No one asked me to start The Work Project. I did so partly for myself and partly so that people like John might discover new ways to think about work and be able to change their relationship with it. So why should I charge for it – do I have any right? Launching a podcast on the other hand – a specific item designed as a service, could work. At that point though, Patreon becomes a means of collecting subscriptions rather than a virtual begging hat. Maybe I’m just overcomplicating it and actually the two things aren’t different. Is this the transition into a new way of work, where we earn money from anything anyone is willing to pay for?
When I started The Work Project, I wrote about how afraid we all are to ask for things (specifically help).
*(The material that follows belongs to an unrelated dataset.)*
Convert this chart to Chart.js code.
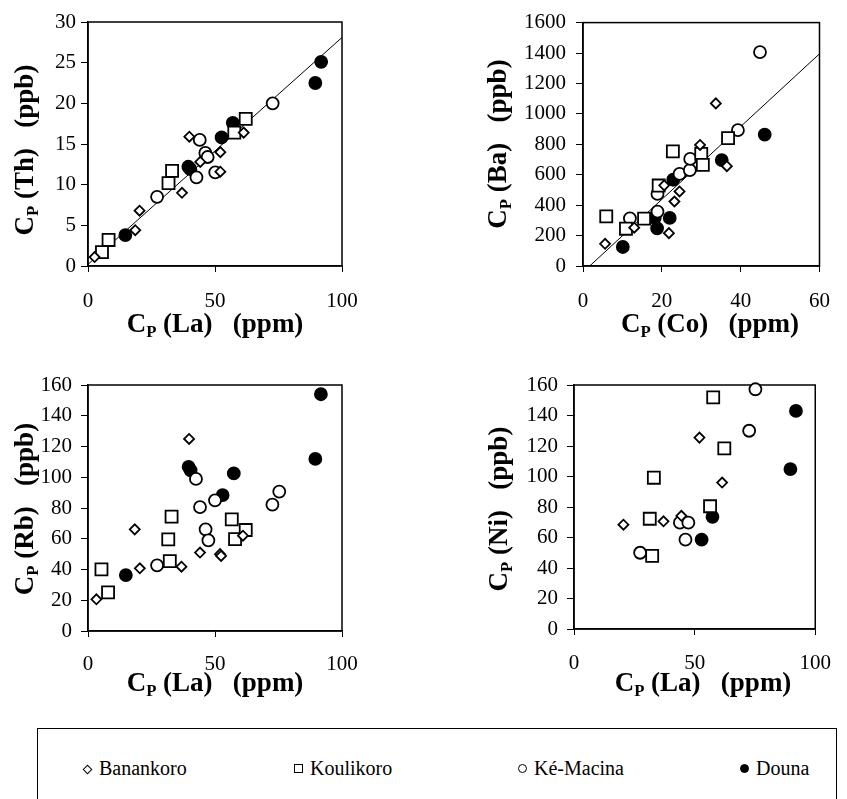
<!DOCTYPE html>
<html>
<head>
<meta charset="utf-8">
<script src="https://cdn.jsdelivr.net/npm/chart.js@4.4.0/dist/chart.umd.min.js"></script>
<style>
body { margin: 0; background: #fff; }
#page { position: relative; width: 847px; height: 799px; overflow: hidden; background: #fff;
        font-family: "Liberation Serif", "Times New Roman", serif; color: #000; }
canvas { position: absolute; }
.title { position: absolute; font-weight: bold; font-size: 27px; white-space: pre; line-height: 1;
         transform: translate(-50%, -50%); }
.title.rot { transform: translate(-50%, -50%) rotate(-90deg); }
.title sub { font-size: 0.62em; vertical-align: -0.3em; line-height: 0; }
#legend { position: absolute; left: 37px; top: 728px; width: 798px; height: 90px; border: 1.5px solid #000; }
.item { position: absolute; top: 28px; font-size: 20px; white-space: nowrap; }
.sym { display: inline-block; box-sizing: border-box; border: 1.6px solid #000; background: #fff; margin-right: 7px; vertical-align: 2px; }
.sym.diamond { width: 7px; height: 7px; transform: rotate(45deg); margin-left: 1px; margin-right: 8px; }
.sym.square { width: 9px; height: 9px; }
.sym.circle { width: 9px; height: 9px; border-radius: 50%; }
.sym.dot { width: 9px; height: 9px; border-radius: 50%; background: #000; }
</style>
</head>
<body>
<div id="page">
  <canvas id="th" width="420" height="340" style="left:0;top:0"></canvas>
  <canvas id="ba" width="427" height="340" style="left:420px;top:0"></canvas>
  <canvas id="rb" width="420" height="330" style="left:0;top:340px"></canvas>
  <canvas id="ni" width="427" height="330" style="left:420px;top:340px"></canvas>

  <div class="title rot" style="left:24px;top:150px">C<sub>P</sub> (Th)   (ppb)</div>
  <div class="title" style="left:215px;top:323px">C<sub>P</sub> (La)   (ppm)</div>
  <div class="title rot" style="left:497px;top:144px">C<sub>P</sub> (Ba)   (ppb)</div>
  <div class="title" style="left:710px;top:323px">C<sub>P</sub> (Co)   (ppm)</div>
  <div class="title rot" style="left:24px;top:509px">C<sub>P</sub> (Rb)   (ppb)</div>
  <div class="title" style="left:215px;top:682px">C<sub>P</sub> (La)   (ppm)</div>
  <div class="title rot" style="left:498px;top:509px">C<sub>P</sub> (Ni)   (ppb)</div>
  <div class="title" style="left:703px;top:682px">C<sub>P</sub> (La)   (ppm)</div>

  <div id="legend">
    <div class="item" style="left:45px"><span class="sym diamond"></span>Banankoro</div>
    <div class="item" style="left:256px"><span class="sym square"></span>Koulikoro</div>
    <div class="item" style="left:480px"><span class="sym circle"></span>Ké-Macina</div>
    <div class="item" style="left:702px"><span class="sym dot"></span>Douna</div>
  </div>
</div>

<script>
// sites, in legend order
const sites = ["Banankoro", "Koulikoro", "Ké-Macina", "Douna"]

// Th (ppb) vs La (ppm)
const thBanankoro = [[2.6,1.1],[18.6,4.4],[20.3,6.8],[37,9.0],[39.9,15.9],[44.2,12.8],[52.1,14.0],[52.1,11.6],[61.3,16.4]]
const thKoulikoro = [[5.5,1.7],[8.1,3.2],[31.7,10.2],[33.1,11.7],[57.6,16.4],[62.1,18.1]]
const thKeMacina  = [[27.2,8.5],[42.7,10.9],[44,15.5],[46.2,13.9],[47.1,13.4],[50.1,11.5],[72.7,20.0]]
const thDouna     = [[14.7,3.8],[39.5,12.2],[40.3,11.9],[52.6,15.8],[57.0,17.6],[89.5,22.5],[91.8,25.1]]
const thLine      = [[0,0.2],[100,28.1]]
const thXTicks = [0, 50, 100]
const thYTicks = [0, 5, 10, 15, 20, 25, 30]

// Ba (ppb) vs Co (ppm)
const baBanankoro = [[5.6,146],[13.0,252],[20.6,530],[21.8,216],[23.2,424],[24.5,490],[29.7,796],[33.7,1069],[36.5,656]]
const baKoulikoro = [[5.9,326],[10.9,245],[15.5,311],[19.2,529],[22.8,753],[30.0,737],[30.4,665],[36.8,841]]
const baKeMacina  = [[11.9,313],[18.9,474],[18.9,358],[24.5,605],[27.1,630],[27.2,704],[39.3,893],[44.9,1406]]
const baDouna     = [[10.1,125],[18.2,317],[18.8,248],[22.0,316],[22.9,567],[35.2,696],[46.1,864]]
const baLine      = [[1.7,0],[60,1395]]
const baXTicks = [0, 20, 40, 60]
const baYTicks = [0, 200, 400, 600, 800, 1000, 1200, 1400, 1600]

// Rb (ppb) vs La (ppm)
const rbBanankoro = [[3.3,20.6],[18.4,66.1],[20.4,40.8],[36.8,41.8],[39.8,124.9],[44.1,51.0],[52,50],[52.4,48.8],[61,62]]
const rbKoulikoro = [[5.3,40.1],[7.9,25.1],[31.6,59.6],[32.2,45.5],[32.9,74.4],[56.6,72.6],[57.9,59.8],[62.1,65.7]]
const rbKeMacina  = [[27.2,42.7],[42.5,98.9],[44.1,80.6],[46.3,66.1],[47.4,59],[50,85],[72.6,82.2],[75.3,90.7]]
const rbDouna     = [[14.9,36.4],[39.6,106.8],[40.4,104.5],[53,88.4],[57.4,102.5],[89.5,111.9],[91.7,154]]

// Ni (ppb) vs La (ppm)
const niBanankoro = [[20.5,68.4],[37.1,70.6],[44.5,74.2],[52,125.5],[61.4,96]]
const niKoulikoro = [[31.4,72.3],[32.4,47.9],[33.1,99.2],[56.4,80.5],[57.7,151.9],[62.3,118.5]]
const niKeMacina  = [[27.4,50],[43.9,69.7],[46.2,58.6],[47.4,69.7],[72.6,130],[75.2,157.2]]
const niDouna     = [[52.9,58.6],[57.4,73.6],[89.7,104.9],[92,143]]

const laTicks = [0, 50, 100]
const traceTicks = [0, 20, 40, 60, 80, 100, 120, 140, 160]

const tickFont = { family: "'Liberation Serif', 'Times New Roman', serif", size: 21 }

function pts(arr) {
    return arr.map(p => ({ x: p[0], y: p[1] }))
}

// marker look per site
const markers = [
    { pointStyle: 'rectRot', pointRadius: 5,   backgroundColor: '#fff' },
    { pointStyle: 'rect',    pointRadius: 8.5, backgroundColor: '#fff' },
    { pointStyle: 'circle',  pointRadius: 6,   backgroundColor: '#fff' },
    { pointStyle: 'circle',  pointRadius: 6,   backgroundColor: '#000' },
]

function siteSets(groups) {
    return groups.map((g, i) => ({
        label: sites[i],
        data: pts(g),
        pointStyle: markers[i].pointStyle,
        pointRadius: markers[i].pointRadius,
        pointHoverRadius: markers[i].pointRadius,
        backgroundColor: markers[i].backgroundColor,
        borderColor: '#000',
        pointBorderWidth: 1.8,
        clip: false,
    }))
}

// box round the plot area
const frameBox = {
    id: 'frameBox',
    beforeDatasetsDraw(chart) {
        const a = chart.chartArea
        const ctx = chart.ctx
        ctx.save()
        ctx.strokeStyle = '#000'
        ctx.lineWidth = 1.5
        ctx.strokeRect(a.left, a.top, a.right - a.left, a.bottom - a.top)
        ctx.restore()
    }
}

function axis(ticks, tickLen, pad, fit) {
    return {
        type: 'linear',
        min: ticks[0],
        max: ticks[ticks.length - 1],
        afterBuildTicks: s => { s.ticks = ticks.map(v => ({ value: v })) },
        ticks: { color: '#000', font: tickFont, padding: pad, maxRotation: 0, autoSkip: false,
                 callback: v => String(v) },
        grid: { display: true, drawOnChartArea: false, drawTicks: true, tickLength: tickLen, color: '#000', lineWidth: 1 },
        border: { display: true, color: '#000', width: 1.5 },
        afterFit: fit,
    }
}

function makePanel(id, groups, line, xTicks, yTicks, f) {
    let datasets = siteSets(groups)
    if (line) {
        datasets.unshift({
            type: 'line',
            data: pts(line),
            borderColor: '#000',
            borderWidth: 1,
            pointRadius: 0,
            fill: false,
            order: 10,
        })
    }
    return new Chart(document.getElementById(id).getContext('2d'), {
        type: 'scatter',
        data: { datasets: datasets },
        options: {
            responsive: false,
            animation: false,
            devicePixelRatio: 1,
            layout: { padding: { top: f.top, right: f.right, bottom: f.bottom, left: 0 } },
            plugins: { legend: { display: false }, tooltip: { enabled: false } },
            scales: {
                x: axis(xTicks, 6, f.xPad, s => { s.height = f.xHeight }),
                y: axis(yTicks, 7, f.yPad, s => { s.width = f.yWidth }),
            }
        },
        plugins: [frameBox]
    })
}

makePanel('th', [thBanankoro, thKoulikoro, thKeMacina, thDouna], thLine, thXTicks, thYTicks,
    { top: 22, right: 78, bottom: 26, xHeight: 48, yWidth: 88, xPad: 17, yPad: 5 })
makePanel('ba', [baBanankoro, baKoulikoro, baKeMacina, baDouna], baLine, baXTicks, baYTicks,
    { top: 22, right: 13, bottom: 26, xHeight: 48, yWidth: 163, xPad: 17, yPad: 10 })
makePanel('rb', [rbBanankoro, rbKoulikoro, rbKeMacina, rbDouna], null, laTicks, traceTicks,
    { top: 45, right: 78, bottom: 0, xHeight: 39, yWidth: 88, xPad: 15, yPad: 9 })
makePanel('ni', [niBanankoro, niKoulikoro, niKeMacina, niDouna], null, laTicks, traceTicks,
    { top: 45, right: 20, bottom: 0, xHeight: 41, yWidth: 154, xPad: 16, yPad: 9 })
</script>
</body>
</html>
Maybe that’s the problem, maybe I and many others just aren’t ready to make asking our standard starting point. There’s a culturally-ingrained drive for self-sustainability that many of us seem to carry and I’m not sure how right or wrong it is.
I could start charging subscribers for The Work Project, but I’m not going to. The whole point of this exercise was to prove that there might be a different way to look at ‘work’. By charging, the project in itself becomes the work and that defeats the object.
I could add a virtual tip jar to the project and although I’m less uncomfortable with that, it still feels like sacrificing some of the purity of the project. Would doing that detract from the art of the project? Or, would it just allow people to show their appreciation in a way that works for them. After all, even the great artists like Turner had patrons.
I have a hunch that the only way to work this out is to try it for a limited time as part of the exploration of what the sharing economy actually is. I’m just not sure I’m ready!